Ellis, more in sorrow than in anger, made two observations on this quote, the first being: “No well-informed American Catholic will attempt to challenge that statement.” Well, I am not an American Catholic but a Scottish one; and, as such, were Brogan’s statement to be uttered today I would challenge it. For nowadays, here in Great Britain the intellectual prestige of Catholicism is absolutely rock bottom.
And in Brogan’s native Scotland it’s even lower.
But I would have to agree with the second of Msgr Ellis’s observation. He went on to aver: “Admittedly, the weakest aspect of the Church in this country lies in its failure to produce national leaders and to exercise commanding influence in intellectual circles…” Of course, I am again thinking of Great Britain and, and most especially, Scotland, and not the USA.
Msgr Ellis returned to his theme in 1966 when he gave another lecture which was later published as an essay entitled “A Commitment to Truth”. Here he quoted with approval from a then little-known German theologian who had been theological advisor to Cardinal Joseph Frings, Archbishop of Cologne, during the Second Vatican Council which had but recently ended. This junior German professor had written that what the Church needed was “not adulators to extol the status quo, but men whose humility and obedience are no less than their passion for truth.”
Ellis, reflecting and expanding on the thoughts of his Teutonic muse, warned that it would be impossible for the Church to realize the wonderful aspirations of the Council “unless her teaching, her intellectual apostolate, her liturgy and worship, yes, and the lives of her sons and daughters, bear a note of authenticity and carry the credentials of truth and honesty.”
Though this was not Msgr Ellis’s concern as he talked and wrote, it would be absolutely no use whatsoever if we had a wonderfully educated, vibrant and committed Catholic laity ― and that was the good Monsignor’s main concern ― if they were to be let down by their Church leadership, the Catholic episcopal hierarchy.
And, to be perfectly honest about it, all these years later here in Great Britain and, and more specifically, in Scotland we are still waiting for our bishops to give a proper lead in that teaching, intellectual apostolate and liturgy and worship in order that we might more fully live a more authentic Catholic Christian life as envisioned by the Council fathers.

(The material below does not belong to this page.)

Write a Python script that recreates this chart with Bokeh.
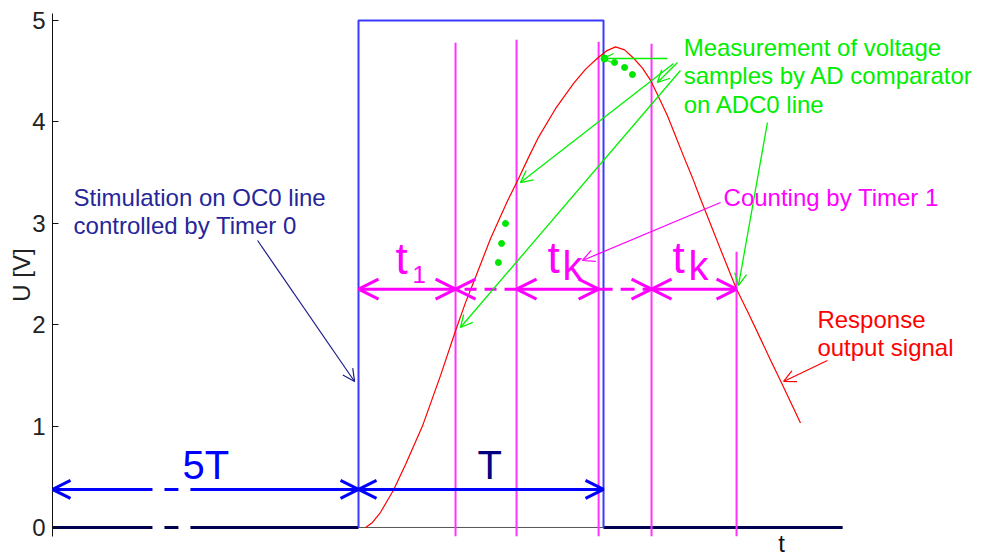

But it isn’t all their own fault.
And, thankfully, that then little-known German theologian who inspired Msgr Ellis can do something about this. At the time Msgr Ellis wrote of him in 1966, he was in the process of relocating from Münster to Tübingen. Today he’s getting ready to visit Scotland. For the Rev Fr Dr Joseph Ratzinger is now His Holiness Pope Benedict XVI.
A wiser man than me, Fr Tim Finigan, wrote in his blog (The hermeneutic of continuity): “Through the Sacrament they have received, Bishops are stewards of the Lord’s gift. They are ‘stewards of the mysteries of God’ (I Cor 4: 1); as such, they must be found to be ‘faithful’ and ‘wise’ (cf. Lk 12: 41-48). This requires them to administer the Lord’s gift in the right way, so that it is not left concealed in some hiding place but bears fruit, and the Lord may end by saying to the administrator: ‘Since you were dependable in a small matter I will put you in charge of larger affairs’ (cf. Mt 25: 14-30; Lk 19: 11-27).”
I couldn’t have put it better myself. And to help them, the first thing that the Pope should do is order a reassessment of our diocesan structure. Have we too many bishops? Or too few? How are they selected and trained? Who is due to go and who should come in? And for those who might come in, how can we best use them? Can we improve our metropolitan structure?
But before we can decide where we want to go, might it not be a good idea to ask how we got to where we currently are?